⟨

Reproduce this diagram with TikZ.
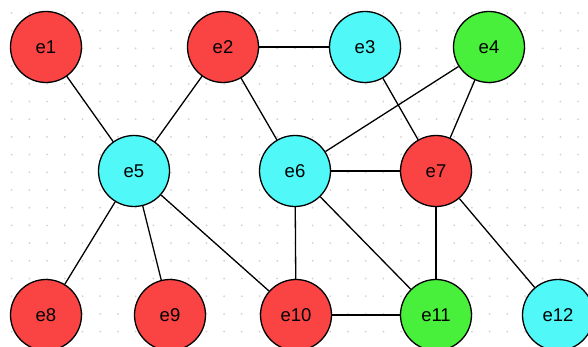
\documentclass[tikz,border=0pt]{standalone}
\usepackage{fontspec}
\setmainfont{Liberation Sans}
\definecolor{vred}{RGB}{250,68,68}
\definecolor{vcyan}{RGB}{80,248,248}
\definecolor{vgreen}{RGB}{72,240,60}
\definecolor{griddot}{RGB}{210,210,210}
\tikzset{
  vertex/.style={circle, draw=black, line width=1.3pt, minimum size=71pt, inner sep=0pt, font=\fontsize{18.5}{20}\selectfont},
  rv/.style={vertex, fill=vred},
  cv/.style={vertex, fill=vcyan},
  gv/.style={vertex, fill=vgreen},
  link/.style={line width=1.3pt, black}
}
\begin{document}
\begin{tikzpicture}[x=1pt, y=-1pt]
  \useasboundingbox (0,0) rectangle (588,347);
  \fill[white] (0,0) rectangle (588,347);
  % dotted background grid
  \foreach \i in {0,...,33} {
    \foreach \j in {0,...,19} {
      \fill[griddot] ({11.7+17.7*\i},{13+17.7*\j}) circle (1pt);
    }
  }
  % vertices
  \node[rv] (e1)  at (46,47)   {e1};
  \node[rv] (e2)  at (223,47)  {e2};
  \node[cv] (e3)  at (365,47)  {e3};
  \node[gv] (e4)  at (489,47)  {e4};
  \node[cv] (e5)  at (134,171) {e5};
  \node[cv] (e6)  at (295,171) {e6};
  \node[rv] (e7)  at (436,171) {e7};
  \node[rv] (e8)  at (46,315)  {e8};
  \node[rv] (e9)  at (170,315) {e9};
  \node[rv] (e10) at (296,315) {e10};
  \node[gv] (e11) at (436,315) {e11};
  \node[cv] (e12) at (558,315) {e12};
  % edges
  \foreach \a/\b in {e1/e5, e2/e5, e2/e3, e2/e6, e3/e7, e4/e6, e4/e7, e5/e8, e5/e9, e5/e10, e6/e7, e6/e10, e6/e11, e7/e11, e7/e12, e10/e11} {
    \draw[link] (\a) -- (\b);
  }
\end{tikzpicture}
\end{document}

⟩

Transcribe the listing above verbatim. Omit the pictures.

Reproduce this diagram with TikZ.
\documentclass[tikz,border=0pt]{standalone}
\usepackage{fontspec}
\setmainfont{Liberation Sans}
\definecolor{vred}{RGB}{250,68,68}
\definecolor{vcyan}{RGB}{80,248,248}
\definecolor{vgreen}{RGB}{72,240,60}
\definecolor{griddot}{RGB}{210,210,210}
\tikzset{
  vertex/.style={circle, draw=black, line width=1.3pt, minimum size=71pt, inner sep=0pt, font=\fontsize{18.5}{20}\selectfont},
  rv/.style={vertex, fill=vred},
  cv/.style={vertex, fill=vcyan},
  gv/.style={vertex, fill=vgreen},
  link/.style={line width=1.3pt, black}
}
\begin{document}
\begin{tikzpicture}[x=1pt, y=-1pt]
  \useasboundingbox (0,0) rectangle (588,347);
  \fill[white] (0,0) rectangle (588,347);
  % dotted background grid
  \foreach \i in {0,...,33} {
    \foreach \j in {0,...,19} {
      \fill[griddot] ({11.7+17.7*\i},{13+17.7*\j}) circle (1pt);
    }
  }
  % vertices
  \node[rv] (e1)  at (46,47)   {e1};
  \node[rv] (e2)  at (223,47)  {e2};
  \node[cv] (e3)  at (365,47)  {e3};
  \node[gv] (e4)  at (489,47)  {e4};
  \node[cv] (e5)  at (134,171) {e5};
  \node[cv] (e6)  at (295,171) {e6};
  \node[rv] (e7)  at (436,171) {e7};
  \node[rv] (e8)  at (46,315)  {e8};
  \node[rv] (e9)  at (170,315) {e9};
  \node[rv] (e10) at (296,315) {e10};
  \node[gv] (e11) at (436,315) {e11};
  \node[cv] (e12) at (558,315) {e12};
  % edges
  \foreach \a/\b in {e1/e5, e2/e5, e2/e3, e2/e6, e3/e7, e4/e6, e4/e7, e5/e8, e5/e9, e5/e10, e6/e7, e6/e10, e6/e11, e7/e11, e7/e12, e10/e11} {
    \draw[link] (\a) -- (\b);
  }
\end{tikzpicture}
\end{document}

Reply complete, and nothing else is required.